As negociações entre Walmart e Advent foram chamadas de “Projeto Balloon”. A McKinsey participou na assessoria estratégia e a Enéas Pestana & Associados como consultoria em varejo. O Walmart foi assessorado pela Goldman Sachs e Advent pelo Credit Suisse e Euro Latina Finance. Há uma semana, a Advent começou a conversar com os executivos da rede, um a um, para se apresentar e discutir o futuro da operação. Apesar da expectativa de que a Advent faça ajustes na estrutura da cadeia, a tônica das conversas tem sido expansão e não corte de custos, diz uma fonte.
Ontem, Patrice Etlin, sócio-diretor da Advent, esteve na sede do Walmart, em São Paulo, e conversou com a equipe.
Walmart e Advent tiveram um primeiro contato no início de 2017, mas não envolvia ainda o projeto atual. O Walmart ainda não tinha decidido vender o controle da rede, só o site. A gestora tem um interesse antigo na operação toda. A saída da Advent do negócio futuramente, como ocorre nesses casos, pode ser feita pela venda da participação ou por meio de abertura de capital, o que também permitiria a saída dos americanos do negócio. O Walmart pretende deixar a operação após o retorno dos resultados. A empresa não confirma.

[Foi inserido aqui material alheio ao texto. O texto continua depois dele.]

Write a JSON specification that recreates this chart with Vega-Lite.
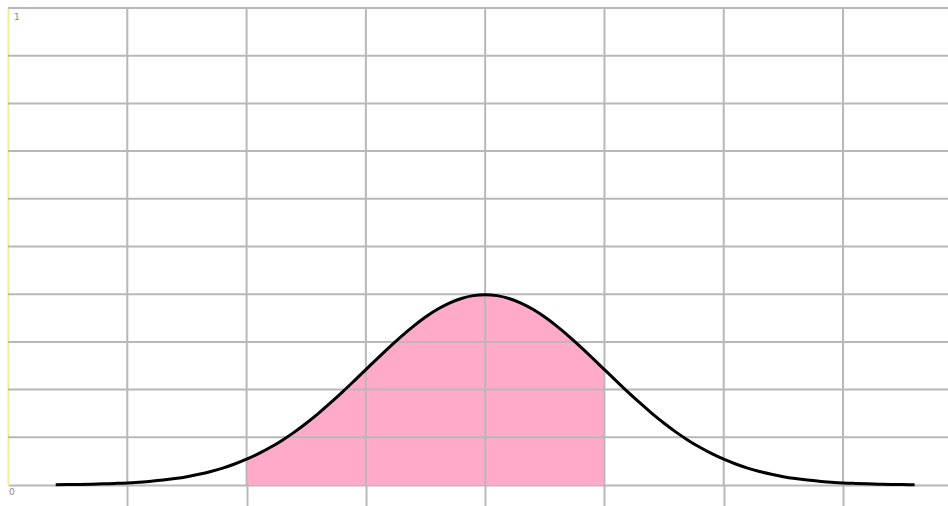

A venda do controle pelo Walmart é mais um passo numa história de duas décadas com altos e baixos. A rede começou a ter dificuldades após compra de redes no país que operaram de forma isolada, sem gerar ganhos com a integração. No dia a dia, faltava autonomia para a subsidiária tomar decisões, num setor ágil e competitivo. Até o ano passado, site e lojas físicas operavam separadamente. A empresa perdeu equipe e teve que se recompor algumas vezes. No país, até pouco anos atrás, o sistema que geria a área tributária era importado dos EUA.
A agência de classificação de risco Moody’s avaliou ontem como um fator positivo de crédito a transação com o fundo. Segundo a agência, a operação é uma continuidade da estratégia de focar em locais com mais potencial a longo prazo, como Índia e China. “Teremos uma mudança no mercado quando a Advent acertar o modelo. Com o Walmart voltando mais forte para o mercado, a competição pode mudar de patamar”, diz Sergio Noia, sócio da Enéas Pestana.